Dass die zumindest in Dresden und Leipzig Zeichen von Dialogbereitschaft setzen, geht unter der Freude über die ungewohnte Eroberung der Straße fast unter. Der Leipziger Aufruf der drei SED Bezirkssekretäre, der wie von Geisterstimme im Halbstundentakt aus einem Lautsprecher hallt, bleibt zunächst beinahe unbeachtet. Erst als der Demonstrationszug nach eineinhalb Stunden erneut am Karl-Marx-Platz angelangt ist, strömen die Leute zusammen, hören gespannt zu, applaudieren. Als sich in Leipzig gegen 21 Uhr die bisher größte Demonstration auflöst, ist in den DDR-Medien von Dialog keine Spur. Wenn die Demonstranten dann bei ihrer Ankunft zuhause den Fernseher angeschaltet haben, konnten sie in der "Aktuellen Kamera" erfahren, was sie in der real-sozialistischen Wahrheitsfindung immer noch sind: "anti-sozialistische Störer” und "vom Westen ferngesteuerte Randalierer".

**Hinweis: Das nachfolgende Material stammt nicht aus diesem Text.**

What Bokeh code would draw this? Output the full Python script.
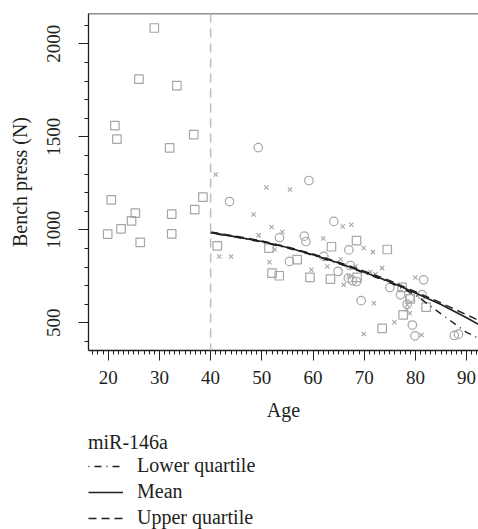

(die tageszeitung, 11.10.1989)
Am Abend berichtet Christoph Wonneberger mittels Telefon in der ARD-Sendung "Tagesthemen" über die Ereignisse in Leipzig.
In der Nachrichtensendung "Aktuelle Kamera" werden die Demonstranten in einer Wortmeldung als "Randalierer" bezeichnet. Einen Tag später werden Demonstrationsbilder gesendet.